“Ebola and the ‘new’ epidemic” by Tom Koch
Mindless but intelligent, viruses and bacteria want what we all want: to survive, evolve, and then, to procreate. That’s been their program since before there were humans. From the first influenza outbreak around 2500 BC to the current Ebola epidemic, we have created the conditions for microbial evolution, hosted their survival, and tried to live with the results.
These are early days for the Ebola epidemic, which was for some years constrained to a few isolated African sites, but has now advanced from its natal place to several countries, with outbreaks elsewhere. Since the first days of influenza, this has always been the viral way. Born in a specific locale, the virus hitches itself to a traveler who brings it to a new and fertile field of humans. The “epidemic curve,” as it is called, starts slowly but then, as the virus spreads and travels, spreads and travels, the numbers mount.
Hippocrates provided a fine description of an influenza pandemic in 500 BC, one that reached Greece from Asia. The Black Death that hastened the end of the Middle Ages traveled with Crusaders and local traders, infecting the then-known world. Cholera (with a mortality rate of over thirty percent) started in India in 1818 and by 1832 had infected Europe and North America.
Since the end of the seventeenth century, we’ve mapped these spreads in towns and villages located in provinces and nations. The first maps were of plague, but in the eighteenth century that scourge was replaced in North American minds by yellow fever, which in turn, was replaced by the global pandemic of cholera (and then at the end of the century came polio).
In attempting to combat these viral outbreaks, the question is one of scale. Early cases are charted on the streets of a city, the homes of a town. Can they be quarantined and those infected separated? And then, as the epidemic grows, the mapping pulls back to the nations in which those towns are located as travelers, infected but as yet not symptomatic, move from place to place. Those local streets become bus and rail lines that become, as a pandemic begins, airline routes that gird the world.
There are lots of models for us to follow here. In the 1690s, Filipo Arrieta mapped a four-stage containment program that attempted to limit the passage of plague through the province of Bari, Italy, where he marshaled the army to create containment circles.
Indeed, quarantines have been employed, often with little success, since the days of plague. The sooner they are put in place, the better they seem to be. They are not, however, foolproof.
Complacently, we have assumed that our expertise at genetic profiling would permit rapid identification and the speedy production of vaccines or at least curative drugs. We thought we were beyond viral attack. Alas, our microbial friends are faster than that. By the time we’ve genetically typed the virus and found a biochemical to counter it, it will have, most likely, been and gone. Epidemiologists talk about the “epidemic curve” as a natural phenomenon that begins slowly, rises fiercely, and then ends.

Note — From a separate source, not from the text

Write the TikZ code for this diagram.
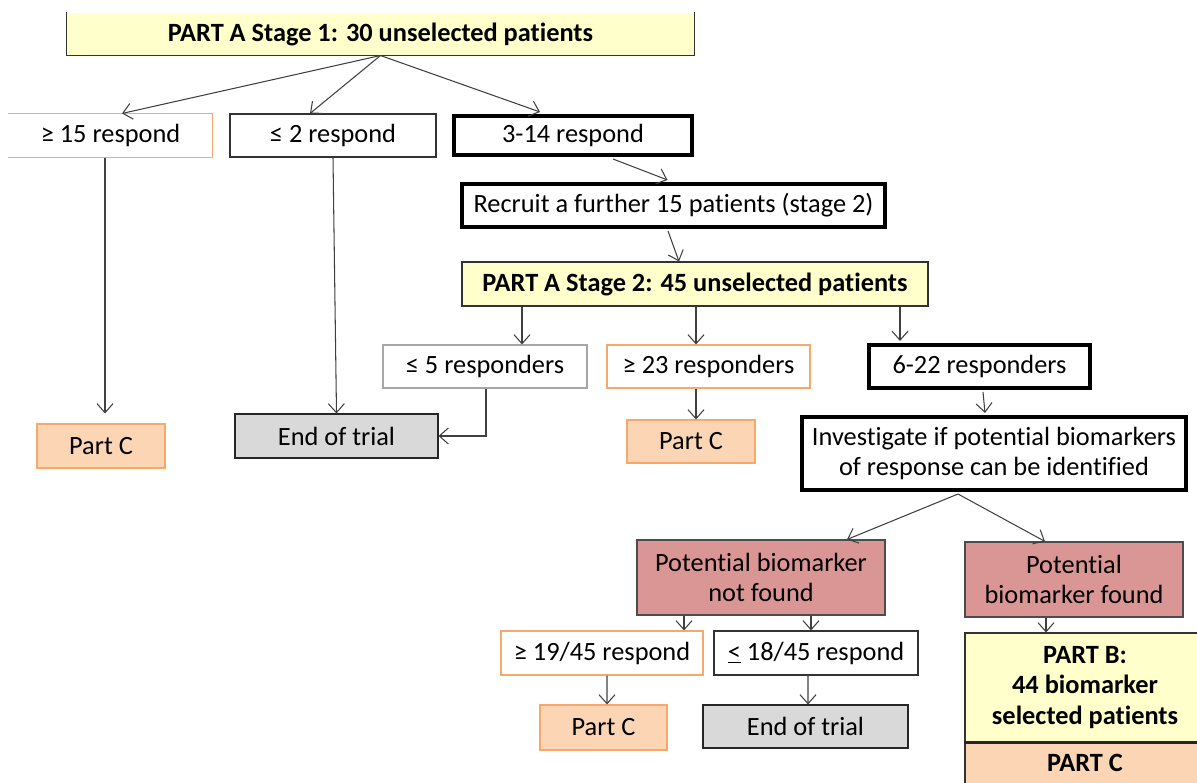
\documentclass[tikz,border=0pt]{standalone}
\usepackage{fontspec}
\setmainfont[Ligatures=NoCommon]{Carlito}
\usetikzlibrary{arrows.meta,calc}
\definecolor{paleyellow}{HTML}{FFFFCC}
\definecolor{peach}{HTML}{FCD5B5}
\definecolor{orangeline}{HTML}{F7A96B}
\definecolor{greyfill}{HTML}{D9D9D9}
\definecolor{rosefill}{HTML}{DA9694}
\definecolor{greyline}{HTML}{A6A6A6}
\definecolor{arrowcol}{HTML}{404040}
\tikzset{
  box/.style={inner sep=0pt, align=center, font=\fontsize{15}{17.5}\selectfont, text=black},
  sized/.style 2 args={minimum width=#1*0.02cm, minimum height=#2*0.02cm},
  plain/.style={box, draw=black!80, line width=0.6pt, fill=white},
  orangebox/.style={box, draw=orangeline, line width=0.6pt, fill=white},
  greybox/.style={box, draw=greyline, line width=0.6pt, fill=white},
  heavy/.style={box, draw=black, line width=2.3pt, fill=white},
  yellowbox/.style={box, fill=paleyellow, draw=black!80, line width=0.6pt, font=\fontsize{15}{17.5}\selectfont\bfseries},
  partc/.style={box, fill=peach, draw=orangeline, line width=0.6pt},
  endbox/.style={box, fill=greyfill, draw=black!85, line width=0.6pt},
  rosebox/.style={box, fill=rosefill, draw=black!70, line width=0.6pt},
  link/.style={draw=arrowcol, line width=0.6pt, -{Straight Barb[length=1.8mm,width=3.2mm]}},
}
\begin{document}
\begin{tikzpicture}[x=0.02cm, y=-0.02cm]
\useasboundingbox (0,0) rectangle (1197,783);

% Part A, stage 1
\node[yellowbox, draw=none, sized={627}{42}] (top) at (380.5,34) {PART A Stage 1: 30 unselected patients};
\draw[black!80, line width=0.6pt] (top.north west) -- (top.south west) -- (top.south east) -- (top.north east);

\node[orangebox, draw=none, sized={203}{43}] (r15) at (110.5,135.5) {≥ 15 respond};
\draw[orangeline, line width=0.6pt] (r15.north west) -- (r15.north east) -- (r15.south east) -- (r15.south west);
\node[plain, sized={206}{43}] (r2) at (333,135.5) {≤ 2 respond};
\node[heavy, sized={238}{39}] (r314) at (573,135.5) {3-14 respond};

\node[heavy, sized={423}{43}] (recruit) at (673.5,205.5) {Recruit a further 15 patients (stage 2)};

% Part A, stage 2
\node[yellowbox, sized={466}{44}] (st2) at (695,284) {PART A Stage 2: 45 unselected patients};
\node[greybox, sized={204}{43}] (r5) at (485,366.5) {≤ 5 responders};
\node[orangebox, sized={203}{43}] (r23) at (708.5,366.5) {≥ 23 responders};
\node[heavy, sized={221}{43}] (r622) at (979.5,366.5) {6-22 responders};
\node[heavy, sized={384}{73}] (inv) at (994,453.5) {Investigate if potential biomarkers\\of response can be identified};

\node[partc, sized={128}{44}] (pcL) at (101,446) {Part C};
\node[endbox, sized={203}{44}] (endL) at (336.5,436) {End of trial};
\node[partc, sized={128}{43}] (pcM) at (691,441.5) {Part C};

% Biomarker branch
\node[rosebox, sized={248}{75}] (nf) at (761,577.5) {Potential biomarker\\not found};
\node[rosebox, sized={218}{75}] (fd) at (1074,579.5) {Potential\\biomarker found};
\node[orangebox, sized={202}{44}] (r19) at (602,653) {≥ 19/45 respond};
\node[plain, sized={204}{44}] (r18) at (816,653) {\underline{<} 18/45 respond};
\node[partc, sized={127}{45}] (pcB) at (603.5,727.5) {Part C};
\node[endbox, sized={205}{43}] (endB) at (805.5,726.5) {End of trial};
\node[yellowbox, sized={240}{109}] (partB) at (1085,687.5) {PART B:\\44 biomarker\\selected patients};
\node[partc, draw=black!80, font=\fontsize{15}{17.5}\selectfont\bfseries, sized={240}{58}] (partC) at (1085,771) {\raisebox{9pt}{PART C}};
\draw[black!85, line width=1.4pt] (partB.south west) -- (partB.south east);

% Connectors
\draw[link] (top.south) -- ($(r15.north)+(11.5,0)$);
\draw[link] (top.south) -- ($(r2.north)+(-23,0)$);
\draw[link] (top.south) -- ($(r314.north)+(-33,-2)$);
\draw[link] ($(r15.south)+(-5.5,0)$) -- ($(pcL.north)+(4,-10)$);
\draw[link] (r2.south) -- (endL.north);
\draw[link] ($(r314.south)+(40,2)$) -- ($(recruit.north)+(-6,-2)$);
\draw[link] ($(recruit.south)+(-5.5,2)$) -- ($(st2.north)+(-16,0)$);
\draw[link] ($(st2.south)+(-173,0)$) -- ($(r5.north)+(37,0)$);
\draw[link] ($(st2.south)+(1,0)$) -- ($(r23.north)+(-12.5,0)$);
\draw[link] ($(st2.south)+(205,0)$) -- ($(r622.north)+(-79.5,-2)$);
\draw[link] ($(r5.south)+(1,0)$) |- (endL.east);
\draw[link] ($(r23.south)+(-12.5,0)$) -- ($(pcM.north)+(5,0)$);
\draw[link] ($(r622.south)+(3.5,2)$) -- ($(inv.north)+(-9,-2)$);
\draw[link] ($(inv.south)+(-36,2)$) -- ($(nf.north)+(86,0)$);
\draw[link] ($(inv.south)+(-36,2)$) -- ($(fd.north)+(-29,0)$);
\draw[link] ($(nf.south)+(-77,0)$) -- ($(r19.north)+(82,0)$);
\draw[link] ($(nf.south)+(50,0)$) -- ($(r18.north)+(-5,0)$);
\draw[link] ($(fd.south)+(-28,0)$) -- ($(partB.north)+(-39,0)$);
\draw[link] ($(r19.south)+(5,0)$) -- ($(pcB.north)+(3.5,0)$);
\draw[link] ($(r18.south)+(-8,0)$) -- ($(endB.north)+(2.5,0)$);
\end{tikzpicture}
\end{document}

We have nobody to blame but ourselves.
Four factors promote the viral and bacterial evolution that results in pandemic diseases and their spread. First, there is the deforestation and man-made ecological changes that upset natural habitats, forcing microbes to seek new homes. Second, urbanization brings people together in dense fields of habitation that become the microbe’s new hosts—when those people live in poverty, the field is even better. Third, trade provides travelers to carry microbes, one way or another, to new places. And, fourth and finally, war always promotes the spread of disease among folk who are poor and stressed.
We have created this perfect context in recent decades and the result has been a fast pace of viral and bacterial evolution to meet the stresses we impose and the opportunities we present as hosts. For their part, diseases must balance between virulence—killing the person quickly—and longevity. The diseases that kill quickly usually modify over time. They need their hosts, or something else, to help them move to new fields of endeavor. New diseases like Ebola are aggressive adolescents seeking the fastest, and thus deadliest, exchanges.
Will it become an “unstoppable” pandemic? Probably not, but we do not know for certain; we don’t know how Ebola will mutate in the face of our plans for resistance.
What we do know is that as anxiety increases the niceties developed over the past fifty years of medical protocol and ethics will fade away. There will now be heated discussions surrounding “ethics” and “justice,” as well as practical questions of quarantine and care. Do we try experimental drugs without the normal safety protocol? (The answer will be … yes, sooner if not later.) If something works and there is not enough for all, how do we decide to whom it is to be given first?
For those like me who have tacked diseases through history and mapped their outbreaks in our world, Ebola, or something like it, is what we have feared would come. And when Ebola is contained it will not be the end. We’re in a period of rapid viral and bacterial evolution brought on by globalization and its trade practices. Our microbial friends will, almost surely, continue to take advantage.
Tom Koch is a medical geographer, ethicist, and the author of a number of papers in the history of medicine and disease, who has earned degrees from Clark University and the University of British Columbia. His most recent book in this field was Disease Maps: Epidemics on the Ground, published by University of Chicago Press.